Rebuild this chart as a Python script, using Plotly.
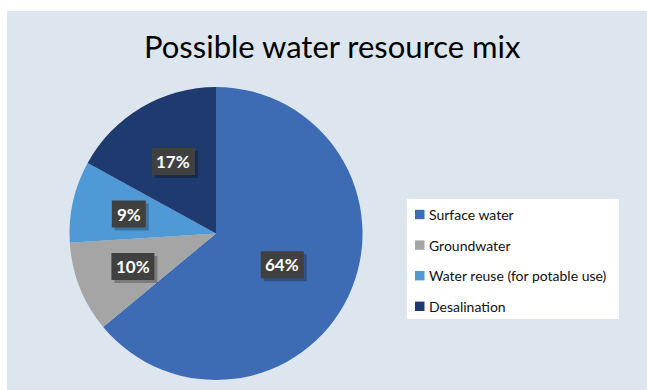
import math
import plotly.graph_objects as go

# ---- data ----
labels = ["Surface water", "Groundwater", "Water reuse (for potable use)", "Desalination"]
values = [64, 10, 9, 17]
colors = ["#3d6cb4", "#a5a5a5", "#4f9ad6", "#1f3a6e"]
title_text = "Possible water resource mix"

# ---- layout config ----
W, H = 647, 390
BG = "#dde6ef"
FONT = "Lato, sans-serif"
# pie geometry in pixels
cx, cy, R = 216.0, 233.5, 146.5
label_radius = [0.50, 0.61, 0.61, 0.57]  # fraction of radius for each data label

def px(x):
    return x / W

def py(y):
    return 1 - y / H

fig = go.Figure()
fig.add_trace(go.Pie(
    labels=labels,
    values=values,
    sort=False,
    direction="clockwise",
    rotation=0,
    marker=dict(colors=colors, line=dict(width=0)),
    textinfo="none",
    hoverinfo="label+percent",
    showlegend=False,
    domain=dict(x=[px(cx - R), px(cx + R)], y=[py(cy + R), py(cy - R)]),
))

annotations = []
shapes = []

# white outer frame strips
shapes.append(dict(type="rect", xref="paper", yref="paper", x0=0, x1=px(7), y0=0, y1=1,
                   fillcolor="white", line=dict(width=0), layer="above"))
shapes.append(dict(type="rect", xref="paper", yref="paper", x0=0, x1=1, y0=py(11), y1=1,
                   fillcolor="white", line=dict(width=0), layer="above"))

# data labels (boxes) computed from values
total = sum(values)
cum = 0.0
for i, v in enumerate(values):
    mid = (cum + v / 2) / total * 2 * math.pi
    cum += v
    r = label_radius[i] * R
    lx = cx + r * math.sin(mid)
    ly = cy - r * math.cos(mid)
    pct = f"{round(v / total * 100)}%"
    bw = 16 + 9 * len(pct)
    bh = 27
    # shadow
    shapes.append(dict(type="rect", xref="paper", yref="paper",
                       x0=px(lx - bw / 2 + 3), x1=px(lx + bw / 2 + 3),
                       y0=py(ly + bh / 2 + 3), y1=py(ly - bh / 2 + 3),
                       fillcolor="rgba(0,0,0,0.25)", line=dict(width=0), layer="above"))
    shapes.append(dict(type="rect", xref="paper", yref="paper",
                       x0=px(lx - bw / 2), x1=px(lx + bw / 2),
                       y0=py(ly + bh / 2), y1=py(ly - bh / 2),
                       fillcolor="#404040", line=dict(width=0), layer="above"))
    annotations.append(dict(
        x=px(lx), y=py(ly), xref="paper", yref="paper", showarrow=False,
        text=f"<b>{pct}</b>", font=dict(family=FONT, size=17, color="white"),
        xanchor="center", yanchor="middle"))

# legend (custom, built from labels/colors)
shapes.append(dict(type="rect", xref="paper", yref="paper", x0=px(407), x1=px(619),
                   y0=py(319), y1=py(199), fillcolor="white", line=dict(width=0), layer="below"))
row_y0, row_dy = 214.5, 30.6
for i, (lab, col) in enumerate(zip(labels, colors)):
    yy = row_y0 + i * row_dy
    shapes.append(dict(type="rect", xref="paper", yref="paper", x0=px(415), x1=px(424.5),
                       y0=py(yy + 4.7), y1=py(yy - 4.7), fillcolor=col, line=dict(width=0)))
    annotations.append(dict(
        x=px(427), y=py(yy), xref="paper", yref="paper", showarrow=False,
        text=lab, font=dict(family=FONT, size=14, color="#111111"),
        xanchor="left", yanchor="middle"))

# title
annotations.append(dict(
    x=px(332.5), y=py(46), xref="paper", yref="paper", showarrow=False,
    text=title_text, font=dict(family=FONT, size=31, color="#000000"),
    xanchor="center", yanchor="middle"))

fig.update_layout(
    width=W, height=H,
    margin=dict(l=0, r=0, t=0, b=0),
    paper_bgcolor=BG, plot_bgcolor=BG,
    annotations=annotations, shapes=shapes,
    showlegend=False,
)

fig.write_html("out.html")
========
WRITTEN REQUEST -> Exactly as written, please give again the lines from the beginning of the listing through the line containing "shapes = []", inclusive, without any pictures.

ANSWER FOR THE TASK ->
Rebuild this chart as a Python script, using Plotly.
import math
import plotly.graph_objects as go

# ---- data ----
labels = ["Surface water", "Groundwater", "Water reuse (for potable use)", "Desalination"]
values = [64, 10, 9, 17]
colors = ["#3d6cb4", "#a5a5a5", "#4f9ad6", "#1f3a6e"]
title_text = "Possible water resource mix"

# ---- layout config ----
W, H = 647, 390
BG = "#dde6ef"
FONT = "Lato, sans-serif"
# pie geometry in pixels
cx, cy, R = 216.0, 233.5, 146.5
label_radius = [0.50, 0.61, 0.61, 0.57]  # fraction of radius for each data label

def px(x):
    return x / W

def py(y):
    return 1 - y / H

fig = go.Figure()
fig.add_trace(go.Pie(
    labels=labels,
    values=values,
    sort=False,
    direction="clockwise",
    rotation=0,
    marker=dict(colors=colors, line=dict(width=0)),
    textinfo="none",
    hoverinfo="label+percent",
    showlegend=False,
    domain=dict(x=[px(cx - R), px(cx + R)], y=[py(cy + R), py(cy - R)]),
))

annotations = []
shapes = []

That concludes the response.